Preparing for the Tour

Jim McClain©
So let's get started on the tour.  Be ready when the tour is called.  It is usually best to stay at the back of the tour. This allows you more time and space  for shooting but it is also a spot preferred by many participants. Usually a photographer gets the respect of his craft and is allowed to stay back.  If this is  not your first tour, try to have your camera preset to save time. Some tours move rather quickly and lights are turned off behind the tour so you don't  want to be left in the dark.  It is advisable to take a small light source so that you might view any non-lighted camera settings.

      Even though I have photographed many caves in several states, I learned a new lesson at Caverns of Sonora in Sonora, Texas a few years back.  This is  a good start to getting you ready to shoot.  As it happens, I was there on a slow day and myself and the guide were the only ones on the tour.  So we took  off, entering the cave from a hot environment of southwest Texas to a cool 71 degrees and 98 % humidity level.  I began to shoot and everything was  coming out blurry.  I double checked my settings, found nothing wrong, then turned my lens up to check it and found that it was covered with moisture.   The act of bringing the hot camera into the cooler moist cave caused dew to form on the lens.  Lesson learned...

      So acclimate your camera as much as possible especially if you are south in the summer.  Preset as much as possible. Settings are many times  determined by the type and amount of lighting provided in the cave and the distance you are from a formation. Flash is of negligible use because either the  distance is too far or too close. It will either not reach the formation or will wash out the color by over compensating the provided light.  It is possible to  use off camera flash if you have a partner to hold the flash away from the camera via sync cord or remote flash.  This allows the flash to create shadows  behind or beside the formations which gives them a 3D look or depth in the photo.  This requires a little more planning so consult the tour guide before the  tour to see if it is allowed.  As a general rule I shoot with a telephoto zoom lens which give you wide angle  capability for large rooms and telephoto to  zoom in to singular features.  

Camera Settings

Jim McClain©
Though some cave features are well lighted and auto focus will work, not all will be, so use manual focus if your camera's auto focus will not lock on in low light circumstances.  Set your lens to the largest f-stop (normally 2.8 or 3.5) and use Image Stabilizer if available.  Use bracketing if available to give you a variety of settings on each shot. Also use the camera's white balance adjustment to match the type of lighting in the cave (usually incandescent).
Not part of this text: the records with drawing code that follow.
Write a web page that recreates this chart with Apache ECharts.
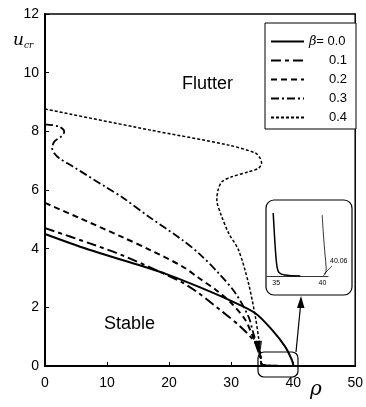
<!DOCTYPE html>
<html>
<head>
<meta charset="utf-8">
<script src="https://cdn.jsdelivr.net/npm/echarts@6/dist/echarts.min.js"></script>
<style>
  html, body { margin: 0; padding: 0; background: #fff; }
  #chart { width: 366px; height: 407px; }
</style>
</head>
<body>
<div id="chart"></div>
<script>
// 曲线数据 (rho, u_cr)
const betaNames = ["β = 0.0", "0.1", "0.2", "0.3", "0.4"];
const beta00 = [[0, 4.5], [7, 3.97], [15, 3.45], [20, 3.1], [25, 2.68], [30, 2.22], [33.9, 1.8], [36.6, 1.23], [38.7, 0.66], [39.8, 0.2], [40.06, 0]];
const beta01 = [[0, 4.7], [7.1, 4.19], [12.4, 3.78], [17.9, 3.27], [22.1, 2.85], [24.8, 2.48], [28, 1.95], [31.2, 1.4], [33.1, 1.0], [34.3, 0.65], [34.75, 0.3], [34.85, 0.08], [35.5, 0.02], [40.06, 0]];
const beta02 = [[0, 5.56], [5.5, 5.05], [12.4, 4.4], [16.8, 3.97], [22.1, 3.4], [24.8, 3.0], [27.5, 2.6], [30.1, 2.13], [32.3, 1.57], [33.3, 1.1], [34.2, 0.65], [34.75, 0.3], [34.85, 0.08], [35.5, 0.02], [40.06, 0]];
const beta03 = [[0, 8.24], [2.3, 8.16], [3.1, 7.99], [2.6, 7.82], [1.5, 7.65], [1.15, 7.42], [1.5, 7.25], [2.3, 7.08], [4.5, 6.8], [9.8, 6.1], [12.4, 5.76], [16.8, 5.08], [22.1, 4.3], [24.8, 3.84], [28, 3.16], [30.7, 2.48], [32.8, 1.68], [33.6, 1.11], [34.3, 0.65], [34.75, 0.3], [34.85, 0.08], [35.5, 0.02], [40.06, 0]];
const beta04 = [[0, 8.76], [16.8, 8.05], [29.6, 7.53], [33.9, 7.26], [34.7, 7.08], [34.9, 6.91], [34.4, 6.74], [32.8, 6.62], [30.1, 6.45], [28.5, 6.28], [27.9, 6.0], [27.7, 5.66], [28.3, 5.2], [29.6, 4.53], [31.2, 3.95], [32.8, 2.82], [33.9, 1.68], [34.4, 1.0], [34.6, 0.65], [34.75, 0.3], [34.85, 0.08], [35.5, 0.02], [40.06, 0]];
// 放大图中的曲线
const insetLeft = [[34.67, 0.9], [34.8, 0.6], [34.95, 0.3], [35.1, 0.12], [35.3, 0.05], [35.9, 0.015], [37.6, 0]];
const insetRight = [[39.97, 0.87], [40.1, 0.6], [40.28, 0.3], [40.4, 0.12], [40.35, 0.04], [40.06, 0]];

const xTicks = { min: 0, max: 50, interval: 10 };
const yTicks = { min: 0, max: 12, interval: 2 };
const insetTicks = [35, 40];

const font = "'Liberation Sans Narrow', 'Liberation Sans', Arial, sans-serif";
// 箭头所在的数据点序号
const arrowAt = [-1, 9, 10, 18, 18];

const lineStyles = [
  { width: 2, type: 'solid' },
  { width: 2, type: [10, 4, 4, 4] },
  { width: 2, type: [6, 4] },
  { width: 1.8, type: [8, 3, 2, 3] },
  { width: 1.5, type: [3, 2] }
];
const allData = [beta00, beta01, beta02, beta03, beta04];

let myChart = echarts.init(document.getElementById('chart'), null, { renderer: 'canvas' });

let series = allData.map(function (d, i) {
  return {
    name: betaNames[i],
    type: 'line',
    xAxisIndex: 0,
    yAxisIndex: 0,
    data: d,
    symbol: 'none',
    smooth: 0.3,
    lineStyle: Object.assign({ color: '#000' }, lineStyles[i]),
    itemStyle: { color: '#000' },
    z: 3
  };
});
// 箭头
let arrowPts = [];
allData.forEach(function (d, i) {
  if (arrowAt[i] >= 0) arrowPts.push(d[arrowAt[i]]);
});
series.push({
  type: 'scatter',
  xAxisIndex: 0,
  yAxisIndex: 0,
  symbol: 'triangle',
  symbolSize: [6, 12],
  symbolRotate: 185,
  itemStyle: { color: '#000' },
  data: arrowPts,
  z: 4
});
series.push({
  type: 'line', xAxisIndex: 1, yAxisIndex: 1, data: insetLeft, symbol: 'none', smooth: 0.3,
  lineStyle: { color: '#000', width: 1.5 }
});
series.push({
  type: 'line', xAxisIndex: 1, yAxisIndex: 1, data: insetRight, symbol: 'none', smooth: 0.3,
  lineStyle: { color: '#000', width: 0.8 }
});

let option = {
  backgroundColor: '#fff',
  animation: false,
  textStyle: { fontFamily: font },
  grid: [
    { left: 45, right: 9, top: 14, bottom: 41, show: true, borderColor: '#000', borderWidth: 1.5 },
    { left: 267, top: 206, width: 61, height: 70 }
  ],
  legend: {
    data: betaNames,
    orient: 'vertical',
    left: 265,
    top: 23,
    padding: [12, 9, 5, 5],
    itemGap: 6,
    itemWidth: 33,
    itemHeight: 12,
    borderColor: '#000',
    borderWidth: 1,
    backgroundColor: '#fff',
    itemStyle: { opacity: 0 },
    formatter: function (name) {
      if (name.indexOf('β') === 0) {
        return '{b|β}{e|= 0.0}';
      }
      return '{n|' + name + '}';
    },
    textStyle: {
      fontFamily: font,
      fontSize: 13,
      color: '#000',
      rich: {
        b: { fontFamily: 'DejaVu Serif', fontStyle: 'italic', fontSize: 13, color: '#000' },
        e: { width: 29, align: 'right', fontSize: 13, color: '#000', fontFamily: font },
        n: { width: 38, align: 'right', fontSize: 13, color: '#000', fontFamily: font }
      }
    }
  },
  xAxis: [{
    type: 'value',
    gridIndex: 0,
    min: xTicks.min,
    max: xTicks.max,
    interval: xTicks.interval,
    axisLine: { show: true, lineStyle: { color: '#000', width: 2 } },
    axisTick: { show: true, inside: true, length: 4, lineStyle: { color: '#000' } },
    axisLabel: { color: '#000', fontSize: 14, margin: 10, fontFamily: font },
    splitLine: { show: false }
  }, {
    type: 'value',
    gridIndex: 1,
    min: 34,
    max: 40.6,
    axisLine: { show: true, onZero: false, lineStyle: { color: '#000', width: 0.8 } },
    axisTick: { show: false },
    axisLabel: { show: true, color: '#000', fontSize: 7, margin: 4, customValues: insetTicks, fontFamily: font },
    splitLine: { show: false }
  }],
  yAxis: [{
    type: 'value',
    gridIndex: 0,
    min: yTicks.min,
    max: yTicks.max,
    interval: yTicks.interval,
    axisLine: { show: true, lineStyle: { color: '#000', width: 2 } },
    axisTick: { show: true, inside: true, length: 4, lineStyle: { color: '#000' } },
    axisLabel: { color: '#000', fontSize: 14, margin: 6, fontFamily: font },
    splitLine: { show: false }
  }, {
    type: 'value',
    gridIndex: 1,
    min: 0,
    max: 1,
    show: false
  }],
  graphic: [
    // 坐标轴标题
    {
      type: 'text', left: 13, top: 32, z: 10,
      style: {
        text: '{u|u}{s|cr}',
        rich: {
          u: { fontFamily: 'DejaVu Serif', fontStyle: 'italic', fontSize: 17, fill: '#000' },
          s: { fontFamily: 'DejaVu Serif', fontStyle: 'italic', fontSize: 9, fill: '#000', padding: [10, 0, 0, 0] }
        }
      }
    },
    {
      type: 'text', left: 310, top: 380, z: 10,
      style: { text: 'ρ', fontFamily: 'DejaVu Serif', fontStyle: 'italic', fontSize: 20, fill: '#000' }
    },
    {
      type: 'text', left: 182, top: 75, z: 10,
      style: { text: 'Flutter', fontFamily: font, fontSize: 18, fill: '#000' }
    },
    {
      type: 'text', left: 104, top: 315, z: 10,
      style: { text: 'Stable', fontFamily: font, fontSize: 18, fill: '#000' }
    },
    // 放大框
    {
      type: 'rect', z: 10,
      shape: { x: 266, y: 200, width: 86, height: 95, r: 8 },
      style: { fill: 'none', stroke: '#000', lineWidth: 1.2 }
    },
    {
      type: 'rect', z: 10,
      shape: { x: 258, y: 352, width: 40, height: 25, r: 6 },
      style: { fill: 'none', stroke: '#000', lineWidth: 1.2 }
    },
    {
      type: 'line', z: 10,
      shape: { x1: 296, y1: 352, x2: 300.5, y2: 306 },
      style: { stroke: '#000', lineWidth: 1.2 }
    },
    {
      type: 'polygon', z: 10,
      shape: { points: [[301, 296], [297, 308], [304.5, 308]] },
      style: { fill: '#000' }
    },
    {
      type: 'text', left: 330, top: 258, z: 10,
      style: { text: '40.06', fontFamily: font, fontSize: 7, fill: '#000' }
    },
    {
      type: 'line', z: 10,
      shape: { x1: 332, y1: 266, x2: 324, y2: 274 },
      style: { stroke: '#000', lineWidth: 0.7 }
    }
  ],
  series: series
};

myChart.setOption(option);
window.addEventListener('resize', function () {
  myChart.resize();
});
</script>
</body>
</html>
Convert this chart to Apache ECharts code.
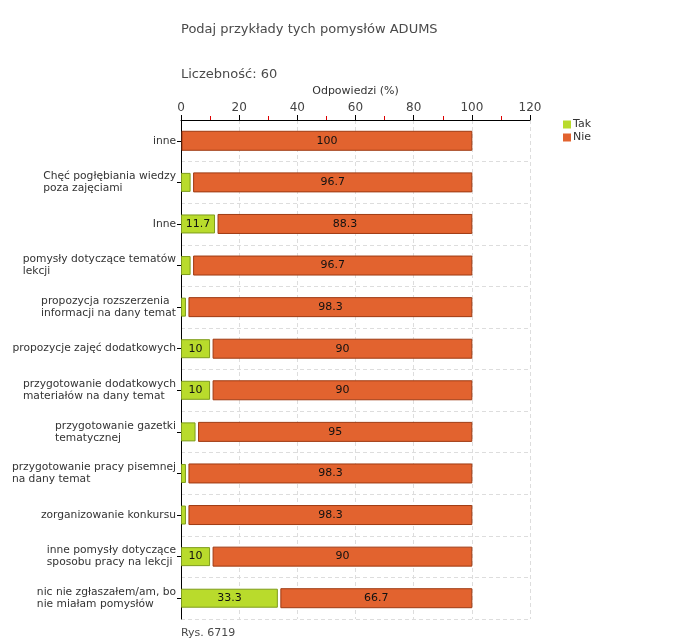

 Using the camera's manual setting, I usually start with an ISO of 1600 and a shutter speed of 1/100.  Depending on the lighting in the area, these settings can be adjusted until you get the best results available. Lower ISO's for instance yields better quality photos without as much noise. Shooting in RAW format gives you more latitude for adjustments at the PC.  Remember that going below 1/30 of a second on the shutter speed will likely lead to camera shake or blur if handheld. If shooting from a tripod, slower speeds will cause overexposure of well lit parts of a subject. Making necessary adjustments to ISO, f-stop and shutter speeds as well as incorporating use of on camera flash will usually lead to satisfactory results.

Shooting Features

Study the cave formations briefly as your guide is giving information and taking questions.  Look for interesting shadow play caused by cave lighting. Back lighting also produces some great shots such as a formation called cave bacon.  In some formations you will see inanimate objects like an animal or a person's profile.  There are also  many natural and unusual formations like travertine dams, cave popcorn, helectites, delicate soda straws, columns, stalagmites and stalactites. Guides are usually very good at pointing out these features.  A final thought is try a few shots in black and white.  Most caves use colored lighting for added beauty to the features but if you were shooting a wild cave, chances are that there won't be much color, so for variety, shoot au naturel.